Wednesday, September 18, 2013

The Left attacking Maori

Mike Hosking interviewed  (1.25) Raewyn Tipene this morning. She has one of the contracts to establish a charter school in the North and already has a track record of success with Maori children. Hosking asked how she felt about the PPTA response to charter schools and she said she hadn't read their releases having been forewarned by her admin manager that they are "bullying and threatening." That's the exact culture this school wants to avoid. Asked how she felt about the possibility Labour would close them if they win the election next year she was stoic. She said that Maori  could not afford to live in fear of what might happen. She's quite an inspiration.

So this is a whole new ball game. The Left aggressively attacking initiatives aimed at improving the prospects of Maori children. Even threatening to isolate and ostracise them by, for instance , not playing sport with them. Pathetic.

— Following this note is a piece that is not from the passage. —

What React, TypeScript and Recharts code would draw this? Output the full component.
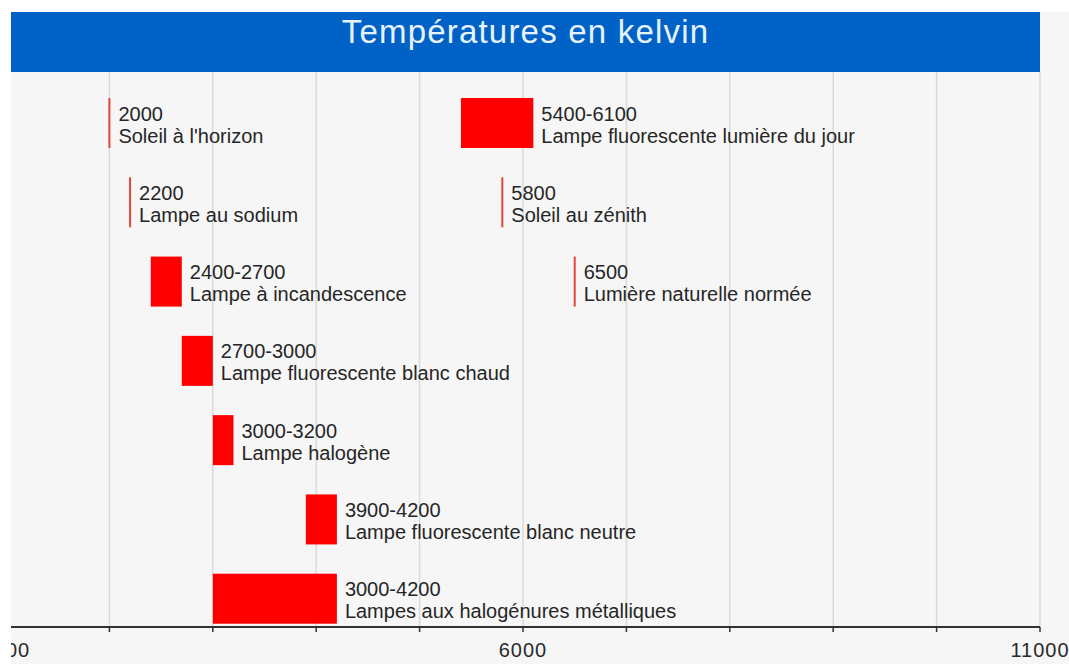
import { BarChart, Bar, XAxis, YAxis, CartesianGrid } from 'recharts';

// one row per line of the chart, left column and right column
const rows = ['r1', 'r2', 'r3', 'r4', 'r5', 'r6', 'r7'];

const leftLow = [2000, 2200, 2400, 2700, 3000, 3900, 3000];
const leftHigh = [2000, 2200, 2700, 3000, 3200, 4200, 4200];
const leftNames = [
  "Soleil à l'horizon",
  'Lampe au sodium',
  'Lampe à incandescence',
  'Lampe fluorescente blanc chaud',
  'Lampe halogène',
  'Lampe fluorescente blanc neutre',
  'Lampes aux halogénures métalliques',
];

const rightLow = [5400, 5800, 6500, null, null, null, null];
const rightHigh = [6100, 5800, 6500, null, null, null, null];
const rightNames = [
  'Lampe fluorescente lumière du jour',
  'Soleil au zénith',
  'Lumière naturelle normée',
  null,
  null,
  null,
  null,
];

const xTicks = [1000, 2000, 3000, 4000, 5000, 6000, 7000, 8000, 9000, 10000, 11000];
const xTickLabels = [1000, 6000, 11000];

const FONT = '"Liberation Sans", Arial, sans-serif';

const rangeText = (lo: number, hi: number) => (lo === hi ? `${lo}` : `${lo}-${hi}`);

const data = rows.map((row, i) => ({
  row,
  left: [leftLow[i], leftHigh[i]],
  leftLabel: rangeText(leftLow[i], leftHigh[i]),
  leftName: leftNames[i],
  right: rightLow[i] == null ? null : [rightLow[i], rightHigh[i]],
  rightLabel: rightLow[i] == null ? '' : rangeText(rightLow[i] as number, rightHigh[i] as number),
  rightName: rightNames[i],
}));

function makeShape(side: 'left' | 'right') {
  return (props: any) => {
    const { x, y, width, height, payload } = props;
    if (!payload || payload[side] == null || !isFinite(x) || !isFinite(width)) return <g />;
    const cy = y + height / 2;
    const isLine = Math.abs(width) < 2;
    const tx = x + (isLine ? 1 : width) + 8;
    return (
      <g>
        {isLine ? (
          <rect x={x - 1} y={y} width={2} height={height} fill="#e0473c" />
        ) : (
          <rect x={x} y={y} width={width} height={height} fill="#ff0000" />
        )}
        <text x={tx} y={cy - 2.5} fontSize={20} fill="#262626" fontFamily={FONT}>
          {payload[side + 'Label']}
        </text>
        <text x={tx} y={cy + 19.5} fontSize={20} fill="#262626" fontFamily={FONT}>
          {payload[side + 'Name']}
        </text>
      </g>
    );
  };
}

function AxisTick({ x, y, payload }: any) {
  if (!xTickLabels.includes(payload.value)) return <g />;
  return (
    <text
      x={x}
      y={y + 23}
      textAnchor="middle"
      fontSize={20}
      fill="#2a2a2a"
      fontFamily={FONT}
      letterSpacing={1}
    >
      {payload.value}
    </text>
  );
}

export default function App() {
  return (
    <div style={{ position: 'absolute', left: 0, top: 0, width: 1069, height: 664, background: '#fff', overflow: 'hidden' }}>
      <div style={{ position: 'absolute', left: 11, top: 12, width: 1058, height: 652, background: '#f6f6f6' }} />
      <div style={{ position: 'absolute', left: 0, top: 0 }}>
        <BarChart
          width={1069}
          height={664}
          data={data}
          layout="vertical"
          margin={{ top: 72, right: 29, bottom: 7, left: 6 }}
        >
          <CartesianGrid horizontal={false} stroke="#dadada" strokeWidth={1.5} />
          <XAxis
            type="number"
            domain={[1000, 11000]}
            ticks={xTicks}
            interval={0}
            height={30}
            axisLine={{ stroke: '#333', strokeWidth: 2 }}
            tickLine={{ stroke: '#333', strokeWidth: 1.5 }}
            tickSize={5}
            tick={<AxisTick />}
          />
          <YAxis yAxisId="L" type="category" dataKey="row" hide padding={{ top: 11, bottom: -11 }} />
          <YAxis yAxisId="R" type="category" dataKey="row" hide padding={{ top: 11, bottom: -11 }} />
          <Bar dataKey="left" yAxisId="L" barSize={50} fill="#ff0000" shape={makeShape('left')} isAnimationActive={false} />
          <Bar dataKey="right" yAxisId="R" barSize={50} fill="#ff0000" shape={makeShape('right')} isAnimationActive={false} />
        </BarChart>
      </div>
      <div style={{ position: 'absolute', left: 0, top: 0, width: 11, height: 664, background: '#fff' }} />
      <div
        style={{
          position: 'absolute',
          left: 11,
          top: 12,
          width: 1029,
          height: 60,
          background: '#0062c6',
          color: '#e6f3ff',
          fontFamily: FONT,
          fontSize: 33,
          letterSpacing: 1.2,
          textAlign: 'center',
          lineHeight: '40px',
        }}
      >
        Températures en kelvin
      </div>
    </div>
  );
}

I wonder what Shane Jones makes of it?

5 comments:

Adolf Fiinkensein said...

At the end of the day, it is the PPTA which will be ostracised but they can't see it coming.

Psycho Milt said...

Adolf has his finger on it with the point that this is actually about breaking unions - well, that and privatisation of the education system. Of course the left are attacking those things - the fact that a Maori is involved is irrelevant.

Lindsay Mitchell said...

3 of the 5 schools are Maori. And more than half of the applications were from Maori/Pacific people. If Labour (backing the union) want to reclaim Maori votes this attack is hardly irrelevant.

Paranormal said...

PM this is only about breaking unions because the unions have made it that way.

If the unions were relevant and provided something teachers valued then there is no reason why Charter School teachers wouldn't join.

But then again unions are about bullying rather than choice...

Jigsaw said...

As an ex-teacher I certainly hope that the teacher unions are sidelined, the education system belongs to the people and isn't there to make life easy for teachers but for the children. I wonder if the NZEI and the PPTa will realise this in time.